Some of the things I learned:

• Teasers: The bank is doing you no favor when it increases your credit line because you are “a good customer.” This self-serving device generates more profits from higher balances.

• Promotions: If there is a promotion with a low teaser rate, this rate will likely disappear soon. The contract reserves the right of the issuer to raise the rate; all it needs is to give you 15 days notice. Also, many promotions read “as low as,” which means only select consumers are eligible.

• Courtesy Checks are not very courteous. Building up to Christmas, card issuers inundated me with blank checks, urging me to buy whatever I wanted. But I had to pay a fee up front to use those checks as well as a much higher interest rate. There is no grace period for interest accruing. Also, if the checks are stolen, it can take days to straighten things out, and your credit rating is at risk.

I tried to have these mailings stopped, but via the snail-pace voice mail process issuers use to handle most business, it was virtually impossible to connect with the right person. I was switched from here to there and back again.

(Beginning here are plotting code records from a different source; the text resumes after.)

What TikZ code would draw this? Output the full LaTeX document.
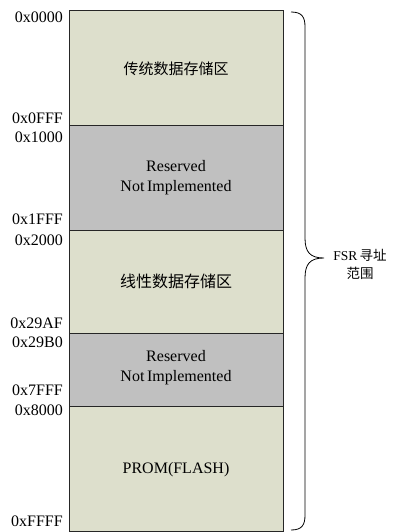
\documentclass[tikz,border=0pt]{standalone}
\usepackage{fontspec}
\setmainfont{Liberation Serif}
\newfontfamily\cjk{Noto Sans CJK SC}
\definecolor{memlight}{HTML}{DDDFCC}
\definecolor{memgray}{HTML}{C0C0C0}
\begin{document}
\begin{tikzpicture}[x=1pt,y=-1pt,
  region/.style={draw=black!85,line width=0.8pt},
  addr/.style={anchor=east,font=\fontsize{16}{18}\selectfont,inner sep=0pt},
  txt/.style={align=center,font=\fontsize{16}{20}\selectfont,inner sep=0pt}]
\useasboundingbox (0,0) rectangle (393,532);
\fill[white] (0,0) rectangle (393,532);
% regions
\path[region,fill=memlight] (69,10) rectangle (283,125);
\path[region,fill=memgray] (69,125) rectangle (283,230);
\path[region,fill=memlight] (69,230) rectangle (283,333);
\path[region,fill=memgray] (69,333) rectangle (283,406);
\path[region,fill=memlight] (69,406) rectangle (283,531);
% region texts
\node[txt,font=\fontsize{15}{20}\selectfont] (r1) at (176,69) {\cjk 传统数据存储区};
\node[txt] (r2) at (176,178) {Reserved\\Not\,Implemented};
\node[txt] (r3) at (176,281) {\cjk 线性数据存储区};
\node[txt] (r4) at (176,368) {Reserved\\Not\,Implemented};
\node[txt] (r5) at (176,470) {PROM(FLASH)};
% addresses
\node[addr] (a0) at (63,17) {0x0000};
\node[addr] (a1) at (63,118) {0x0FFF};
\node[addr] (a2) at (63,137) {0x1000};
\node[addr] (a3) at (63,219) {0x1FFF};
\node[addr] (a4) at (63,240) {0x2000};
\node[addr] (a5) at (63,323.5) {0x29AF};
\node[addr] (a6) at (63,342.5) {0x29B0};
\node[addr] (a7) at (63,390) {0x7FFF};
\node[addr] (a8) at (63,410.5) {0x8000};
\node[addr] (a9) at (63,521) {0xFFFF};
% brace
\coordinate (bt) at (291,12);
\coordinate (tip) at (324,258);
\coordinate (bb) at (291,530);
\draw[line width=0.8pt] (bt) .. controls (302,12) and (305,17) .. (305,27)
  -- (305,238) .. controls (305,252) and (310,258) .. (tip)
  .. controls (310,258) and (305,264) .. (305,278)
  -- (305,515) .. controls (305,525) and (302,530) .. (bb);
% label
\node[txt,anchor=center,font=\fontsize{13.5}{18}\selectfont] (lab) at (360,264) {FSR\,{\cjk 寻址}\\{\cjk 范围}};
\end{tikzpicture}
\end{document}
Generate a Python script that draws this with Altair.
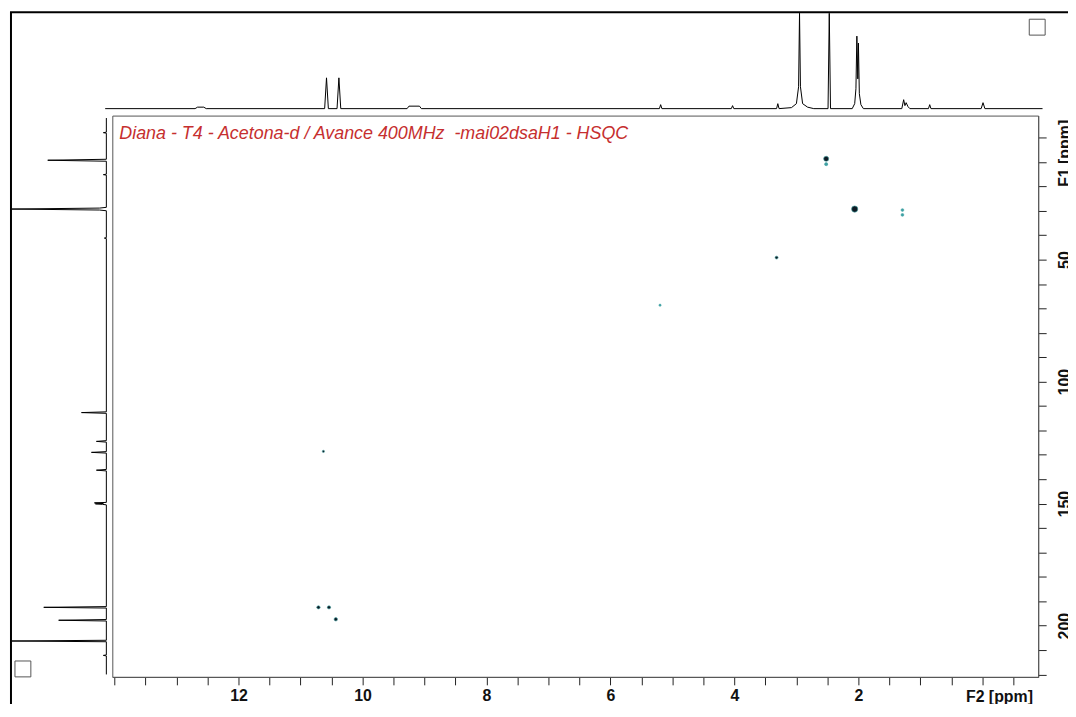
import altair as alt
import pandas as pd

TITLE = "Diana - T4 - Acetona-d / Avance 400MHz\u00a0 -mai02dsaH1 - HSQC"
X_TITLE = "F2 [ppm]"
Y_TITLE = "F1 [ppm]"

# axes
F2_DOMAIN = [14.035, -0.9]
F1_DOMAIN = [-9.0, 221.0]
F2_TICKS = [14.0, 13.5, 13.0, 12.5, 12.0, 11.5, 11.0, 10.5, 10.0, 9.5, 9.0, 8.5, 8.0, 7.5,
            7.0, 6.5, 6.0, 5.5, 5.0, 4.5, 4.0, 3.5, 3.0, 2.5, 2.0, 1.5, 1.0, 0.5, 0.0, -0.5]
F2_LABELS = [12, 10, 8, 6, 4, 2]
F1_TICKS = [0, 10, 20, 30, 40, 50, 60, 70, 80, 90, 100, 110, 120, 130, 140, 150, 160,
            170, 180, 190, 200, 210, 220]
F1_LABELS = [50, 100, 150, 200]

# 2D cross peaks (F2 = 1H ppm, F1 = 13C ppm)
peak_f2 = [2.52, 2.52, 2.06, 1.29, 1.29, 3.32, 5.20, 10.63, 10.71, 10.54, 10.43]
peak_f1 = [8.7, 10.9, 29.3, 29.7, 31.7, 49.2, 68.7, 128.6, 192.5, 192.5, 197.4]
peak_size = [26, 10, 40, 8, 8, 9, 5, 5, 11, 11, 12]
peak_level = ["dark", "teal", "dark", "teal", "teal", "dark", "teal", "dark", "dark", "dark", "dark"]

# top projection (1H), intensity in arbitrary units
top_ppm = [14.15, 12.70, 12.66, 12.56, 12.52,
           10.61, 10.58, 10.55,
           10.41, 10.38, 10.35,
           9.28, 9.25, 9.08, 9.05,
           5.21, 5.19, 5.17,
           4.05, 4.03, 4.01,
           3.32, 3.30, 3.28,
           3.08, 3.00, 2.965, 2.95, 2.935, 2.90, 2.82, 2.72,
           2.49, 2.47, 2.45,
           2.10, 2.06, 2.04, 2.025, 2.01, 2.00, 1.985, 1.96, 1.92,
           1.30, 1.27, 1.25, 1.23, 1.20, 1.17,
           0.87, 0.85, 0.83,
           0.02, -0.01, -0.04,
           -0.97]
top_int = [0, 0, 1.5, 1.5, 0,
           0, 31, 0,
           0, 31, 0,
           0, 2.5, 2.5, 0,
           0, 4, 0,
           0, 3, 0,
           0, 5, 0,
           1, 5, 22, 130, 22, 5, 1.5, 0,
           0, 130, 0,
           0, 5, 20, 73, 30, 66, 15, 4, 0,
           0, 9, 3, 6, 2, 0,
           0, 4, 0,
           0, 6, 0,
           0]

# left projection (13C)
left_f1 = [-8, -2.2, -2.0, -1.8,
           8.9, 9.3, 9.7,
           15.0, 15.2, 15.4,
           28.6, 28.9, 29.3, 29.7, 30.0,
           41.0, 41.2, 41.4,
           112.4, 112.7, 113.0,
           124.2, 124.5, 124.8,
           128.7, 129.0, 129.3,
           136.0, 136.3, 136.6,
           149.5, 149.7, 149.9, 150.1, 150.3, 150.5,
           192.2, 192.5, 192.8,
           197.5, 197.8, 198.1,
           206.0, 206.3, 206.6,
           212.0, 212.2, 212.4,
           220]
left_int = [0, 0, 3, 0,
            0, 59, 0,
            0, 3, 0,
            0, 7, 130, 7, 0,
            0, 2, 0,
            0, 25, 0,
            0, 10, 0,
            0, 15, 0,
            0, 10, 0,
            0, 12, 3, 11, 4, 0,
            0, 63, 0,
            0, 48, 0,
            0, 130, 0,
            0, 3, 0,
            0]

W, H = 932, 565
AXFONT = "Liberation Sans Narrow, Arial Narrow, Liberation Sans, Arial, sans-serif"
TXTFONT = "Liberation Sans, Arial, sans-serif"

df_peaks = pd.DataFrame({"f2": peak_f2, "f1": peak_f1, "size": peak_size, "level": peak_level})
df_top = pd.DataFrame({"ppm": top_ppm, "inten": top_int, "i": list(range(len(top_ppm)))})
df_left = pd.DataFrame({"f1": left_f1, "inten": left_int, "i": list(range(len(left_f1)))})

xs = alt.Scale(domain=F2_DOMAIN, range=[0, W], nice=False, zero=False)
ys = alt.Scale(domain=F1_DOMAIN, range=[0, H], nice=False, zero=False)

x_axis = alt.Axis(
    orient="bottom", values=F2_TICKS,
    labelExpr="indexof(%s, datum.value) >= 0 ? format(datum.value, 'd') : ''" % F2_LABELS,
    tickSize=8, tickColor="#222", domainColor="#555", grid=False, title=None,
    labelFont=AXFONT, labelFontSize=16, labelFontWeight="bold", labelColor="#111",
    labelPadding=3, labelOverlap=False, labelFlush=False,
)
y_axis = alt.Axis(
    orient="right", values=F1_TICKS,
    labelExpr="indexof(%s, datum.value) >= 0 ? format(datum.value, 'd') : ''" % F1_LABELS,
    tickSize=8, tickColor="#222", domainColor="#555", grid=False, title=None,
    labelFont=AXFONT, labelFontSize=16, labelFontWeight="bold", labelColor="#111",
    labelAngle=270, labelAlign="center", labelBaseline="top",
    labelPadding=11, labelOverlap=False, labelFlush=False,
)

peaks = alt.Chart(df_peaks).mark_circle(
    opacity=1, stroke="#48a7a8", strokeWidth=1, strokeOpacity=0.6
).encode(
    x=alt.X("f2:Q", scale=xs, axis=x_axis),
    y=alt.Y("f1:Q", scale=ys, axis=y_axis),
    size=alt.Size("size:Q", scale=None, legend=None),
    color=alt.Color("level:N", scale=alt.Scale(domain=["dark", "teal"], range=["#0d1a24", "#3c9fa3"]), legend=None),
)

top = alt.Chart(df_top).mark_line(color="#000", strokeWidth=1, clip=False).encode(
    x=alt.X("ppm:Q", scale=xs, axis=None),
    y=alt.Y("inten:Q", scale=alt.Scale(domain=[0, 96], range=[-7, -103], clamp=True, nice=False, zero=False), axis=None),
    order=alt.Order("i:Q"),
)

left = alt.Chart(df_left).mark_line(color="#000", strokeWidth=1, clip=False).encode(
    x=alt.X("inten:Q", scale=alt.Scale(domain=[0, 95], range=[-6, -101], clamp=True, nice=False, zero=False), axis=None),
    y=alt.Y("f1:Q", scale=ys, axis=None),
    order=alt.Order("i:Q"),
)

one = pd.DataFrame({"a": [0]})

title_txt = alt.Chart(pd.DataFrame({"t": [TITLE]})).mark_text(
    align="left", baseline="alphabetic", font=TXTFONT, fontStyle="italic",
    fontSize=18, color="#c62f2f"
).encode(x=alt.value(7), y=alt.value(24), text="t:N")

xt = alt.Chart(pd.DataFrame({"t": [X_TITLE]})).mark_text(
    align="center", baseline="top", font=AXFONT, fontSize=16, fontWeight="bold", color="#111"
).encode(x=alt.value(893), y=alt.value(577), text="t:N")

yt = alt.Chart(pd.DataFrame({"t": [Y_TITLE]})).mark_text(
    align="center", baseline="top", font=AXFONT, fontSize=16, fontWeight="bold", color="#111", angle=270
).encode(x=alt.value(951), y=alt.value(38), text="t:N")

border_top = alt.Chart(one).mark_rule(color="#000", strokeWidth=2).encode(
    x=alt.value(-103), x2=alt.value(965), y=alt.value(-104))
border_left = alt.Chart(one).mark_rule(color="#000", strokeWidth=2).encode(
    x=alt.value(-102), y=alt.value(-104), y2=alt.value(600))

sq_tr = alt.Chart(one).mark_point(shape="square", size=256, filled=True, fill="white",
                                  stroke="#555", strokeWidth=1, opacity=1).encode(
    x=alt.value(931), y=alt.value(-89))
sq_bl = alt.Chart(one).mark_point(shape="square", size=256, filled=True, fill="white",
                                  stroke="#555", strokeWidth=1, opacity=1).encode(
    x=alt.value(-90), y=alt.value(557))

chart = alt.layer(
    top, left, peaks, title_txt, xt, yt, border_top, border_left, sq_tr, sq_bl
).resolve_scale(x="independent", y="independent").properties(
    width=W, height=H,
    autosize=alt.AutoSizeParams(type="none"),
    padding={"left": 105, "top": 106, "right": 30, "bottom": 25},
    background="white",
).configure_view(stroke="#555", strokeWidth=1)

chart.save("out.html", embed_options={"renderer": "svg", "actions": False})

• Unfair Penalties: John calls punitive interest rates one of the most “insidious practices” with credit cards. If you pay late or exceed the credit line just once, your interest rate will approximately double. Until last year, you had to err twice before incurring penalties.

• Fees, Fees and More Fees: While it costs banks very little for late payments, returned checks and over-the-limit purchases, with most banks the fee is now a whopping $39 and possibly a big hike in interest rate. What’s more, some issuers are now charging for not using your credit card for six months. Because fees amount to half their profits, issuers keep jacking them up. Recently companies have doubled the fees for purchases in foreign countries.

• Interest Rates: Promising us a low fixed rate, then getting us to pile up the bill can get us into big trouble. Remember that rate can be changed with 15 days notice. The interest rate we pay is not only a reflection of the market rate, but of our own credit record as well. Even If we pay the issuer religiously, if we are a day late in making a car payment with a lender not even related to a our credit card company the latter can raise the interest rate well above the market points.

All of this is only the tip of the iceberg. I don’t have enough space to detail the many other aspects of how we’re being ripped off via the bank credit card schemes of late — which prompts me to wonder, angrily, how our legislators could have sold us out to banking interests.

Christmas has come and gone, and the loan sharks got the biggest gifts of all. Paybacks are hell, aren’t they? Enough said.